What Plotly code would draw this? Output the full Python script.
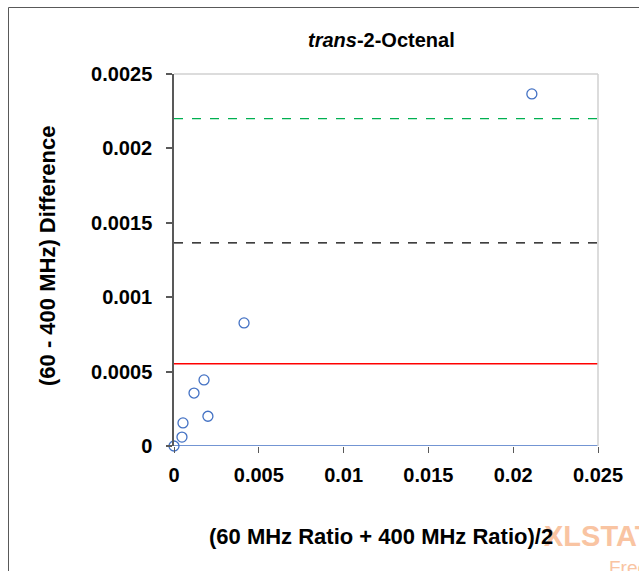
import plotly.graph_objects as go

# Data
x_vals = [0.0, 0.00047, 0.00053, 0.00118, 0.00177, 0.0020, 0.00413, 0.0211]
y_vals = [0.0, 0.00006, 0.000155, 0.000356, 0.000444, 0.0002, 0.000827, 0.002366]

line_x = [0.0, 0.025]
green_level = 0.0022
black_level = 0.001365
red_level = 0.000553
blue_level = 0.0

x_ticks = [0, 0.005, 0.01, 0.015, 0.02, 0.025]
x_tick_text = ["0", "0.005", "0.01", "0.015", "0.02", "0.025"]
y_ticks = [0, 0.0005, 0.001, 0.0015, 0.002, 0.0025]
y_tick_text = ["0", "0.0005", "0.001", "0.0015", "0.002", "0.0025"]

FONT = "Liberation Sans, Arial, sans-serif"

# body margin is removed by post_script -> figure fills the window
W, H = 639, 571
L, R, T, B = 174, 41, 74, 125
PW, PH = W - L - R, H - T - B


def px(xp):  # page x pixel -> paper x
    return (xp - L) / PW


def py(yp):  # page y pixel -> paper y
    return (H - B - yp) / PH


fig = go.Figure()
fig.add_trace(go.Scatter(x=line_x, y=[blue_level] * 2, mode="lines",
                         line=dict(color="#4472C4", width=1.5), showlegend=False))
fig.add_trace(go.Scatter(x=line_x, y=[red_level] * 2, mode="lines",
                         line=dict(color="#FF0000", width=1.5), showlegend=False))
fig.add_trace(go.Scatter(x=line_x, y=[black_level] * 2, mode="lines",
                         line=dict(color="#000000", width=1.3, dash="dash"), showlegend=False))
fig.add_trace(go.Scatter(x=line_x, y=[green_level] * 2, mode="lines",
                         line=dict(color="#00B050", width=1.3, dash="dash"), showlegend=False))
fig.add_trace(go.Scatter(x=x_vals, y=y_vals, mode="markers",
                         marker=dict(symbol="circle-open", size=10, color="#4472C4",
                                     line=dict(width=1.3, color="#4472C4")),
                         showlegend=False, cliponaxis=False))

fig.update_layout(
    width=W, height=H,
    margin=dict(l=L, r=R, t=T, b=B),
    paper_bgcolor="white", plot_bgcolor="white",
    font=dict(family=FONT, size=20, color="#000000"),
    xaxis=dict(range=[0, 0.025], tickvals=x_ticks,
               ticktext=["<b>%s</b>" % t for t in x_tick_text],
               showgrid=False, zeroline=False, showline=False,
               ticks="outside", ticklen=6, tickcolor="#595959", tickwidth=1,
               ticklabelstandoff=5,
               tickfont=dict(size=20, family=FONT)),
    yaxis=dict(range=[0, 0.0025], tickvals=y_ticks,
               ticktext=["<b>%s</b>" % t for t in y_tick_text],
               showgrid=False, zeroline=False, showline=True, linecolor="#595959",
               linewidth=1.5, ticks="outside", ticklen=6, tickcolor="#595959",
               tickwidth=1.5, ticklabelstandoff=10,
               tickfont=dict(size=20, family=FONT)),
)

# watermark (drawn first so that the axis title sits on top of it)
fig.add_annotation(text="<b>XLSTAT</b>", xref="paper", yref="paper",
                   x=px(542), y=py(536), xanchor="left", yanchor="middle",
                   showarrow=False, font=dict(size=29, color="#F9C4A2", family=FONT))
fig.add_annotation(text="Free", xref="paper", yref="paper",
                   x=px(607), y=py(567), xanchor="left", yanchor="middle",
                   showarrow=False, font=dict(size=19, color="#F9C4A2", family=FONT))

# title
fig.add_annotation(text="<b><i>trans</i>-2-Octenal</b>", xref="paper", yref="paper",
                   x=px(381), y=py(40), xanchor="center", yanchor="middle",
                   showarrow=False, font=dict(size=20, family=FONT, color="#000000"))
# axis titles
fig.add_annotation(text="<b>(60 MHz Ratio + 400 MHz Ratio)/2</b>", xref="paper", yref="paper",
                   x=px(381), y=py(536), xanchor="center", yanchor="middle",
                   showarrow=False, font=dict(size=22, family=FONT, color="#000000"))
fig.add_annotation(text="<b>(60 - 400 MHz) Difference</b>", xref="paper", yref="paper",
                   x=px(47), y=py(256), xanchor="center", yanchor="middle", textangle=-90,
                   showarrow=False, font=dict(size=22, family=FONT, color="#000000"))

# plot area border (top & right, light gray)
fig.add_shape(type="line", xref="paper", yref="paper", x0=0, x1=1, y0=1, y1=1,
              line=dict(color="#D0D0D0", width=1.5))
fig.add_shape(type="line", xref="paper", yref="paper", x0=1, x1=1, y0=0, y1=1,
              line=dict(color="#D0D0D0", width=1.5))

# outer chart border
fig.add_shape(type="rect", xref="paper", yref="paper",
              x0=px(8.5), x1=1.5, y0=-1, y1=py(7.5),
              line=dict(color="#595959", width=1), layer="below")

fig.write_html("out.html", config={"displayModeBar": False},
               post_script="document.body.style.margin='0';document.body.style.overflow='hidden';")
# # # # # # #
What is expected
Please extract exactly the lines of the data, from the first through the line containing "showlegend=False, cliponaxis=False))", and add no pictures to the copy.

Written response
What Plotly code would draw this? Output the full Python script.
import plotly.graph_objects as go

# Data
x_vals = [0.0, 0.00047, 0.00053, 0.00118, 0.00177, 0.0020, 0.00413, 0.0211]
y_vals = [0.0, 0.00006, 0.000155, 0.000356, 0.000444, 0.0002, 0.000827, 0.002366]

line_x = [0.0, 0.025]
green_level = 0.0022
black_level = 0.001365
red_level = 0.000553
blue_level = 0.0

x_ticks = [0, 0.005, 0.01, 0.015, 0.02, 0.025]
x_tick_text = ["0", "0.005", "0.01", "0.015", "0.02", "0.025"]
y_ticks = [0, 0.0005, 0.001, 0.0015, 0.002, 0.0025]
y_tick_text = ["0", "0.0005", "0.001", "0.0015", "0.002", "0.0025"]

FONT = "Liberation Sans, Arial, sans-serif"

# body margin is removed by post_script -> figure fills the window
W, H = 639, 571
L, R, T, B = 174, 41, 74, 125
PW, PH = W - L - R, H - T - B


def px(xp):  # page x pixel -> paper x
    return (xp - L) / PW


def py(yp):  # page y pixel -> paper y
    return (H - B - yp) / PH


fig = go.Figure()
fig.add_trace(go.Scatter(x=line_x, y=[blue_level] * 2, mode="lines",
                         line=dict(color="#4472C4", width=1.5), showlegend=False))
fig.add_trace(go.Scatter(x=line_x, y=[red_level] * 2, mode="lines",
                         line=dict(color="#FF0000", width=1.5), showlegend=False))
fig.add_trace(go.Scatter(x=line_x, y=[black_level] * 2, mode="lines",
                         line=dict(color="#000000", width=1.3, dash="dash"), showlegend=False))
fig.add_trace(go.Scatter(x=line_x, y=[green_level] * 2, mode="lines",
                         line=dict(color="#00B050", width=1.3, dash="dash"), showlegend=False))
fig.add_trace(go.Scatter(x=x_vals, y=y_vals, mode="markers",
                         marker=dict(symbol="circle-open", size=10, color="#4472C4",
                                     line=dict(width=1.3, color="#4472C4")),
                         showlegend=False, cliponaxis=False))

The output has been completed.